Chema wrote: ↑Thu Aug 27, 2020 11:22 pm
One stupid idea..
Not a stupid idea!
Address lines A0-A15 (as on the CPU and expansion port) are not affected by the ULA (ULA only reads A15-A8, and doesn't connect to A7-A0). So activity on any of the address lines indicates running CPU. Although, if the CPU reads "bad code" from memory, it will quickly crash and stop doing that. (Hence the Diag rom staying in ROM until sure that the RAM works, and *definitely* staying in ROM twiddling thumbs when RAM failed!)
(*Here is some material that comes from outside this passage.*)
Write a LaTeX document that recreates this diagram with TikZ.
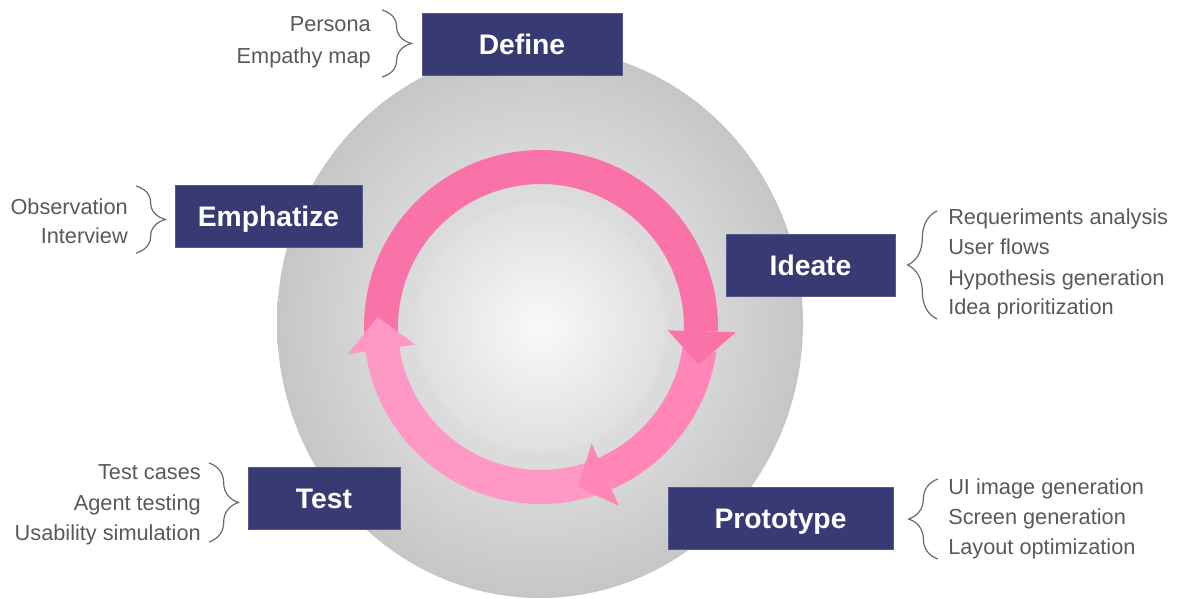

6502 crashes the moment it reads any memory location holding a byte ending in 2 (#02, #12 ...) apart from #A2 (a legit opcode). You'll hit one eventually.
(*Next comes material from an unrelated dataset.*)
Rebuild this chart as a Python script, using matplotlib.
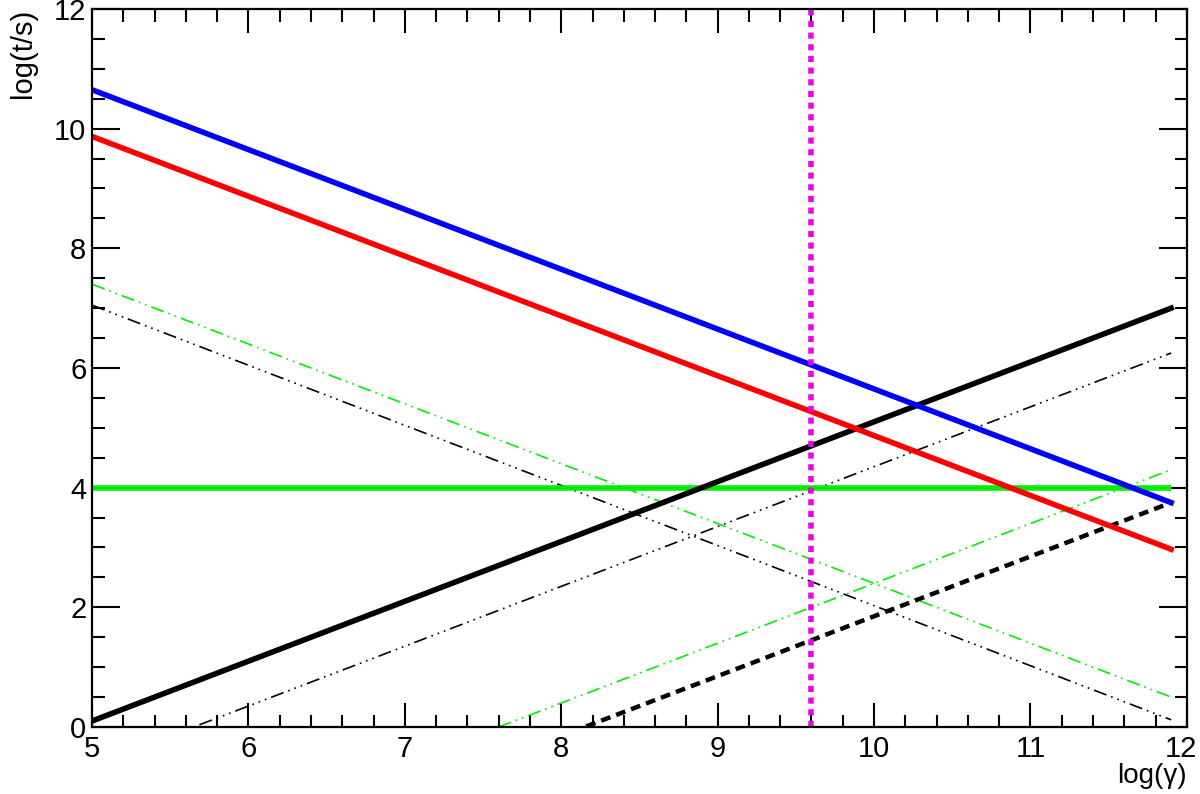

ULA reads then screen memory "in secret" directly by hijacking the Row/Column addresses while the CPU is shut out. CPU has no idea this happens.
You could check for scope (or logic probe at a push) activity at every one of: ULA Pins 38,36,37,4,3,2,40,39 (which should be all active all the time with Row and Col addresses, even with a dead CPU), and also IC8 pins 7,4,12,9 and IC 20 pins 7,4,12,9 (output from the multiplexer to DRAM). A mysterious loss of "activity" here indicates the multiplexer isn't happy any more.
The CPU, when running, pulses the SYNC pin (pin 7 of CPU, not shown on Oric schematic, as it's not used). Again, that will stop quickly if the CPU crashes or never starts
A scope is very handy if available. Clock going into the CPU (p37)/out of the CPU (pin 3, 39) all at 1MHz. Data bus/Address bus -- if any one line within a bus looks very different to the others, something may be holding it down or up. Or just letting it float about.
Dumb stuff: like pin 40 of the CPU shorted to ground (never ending reset ...) would spoil your day too.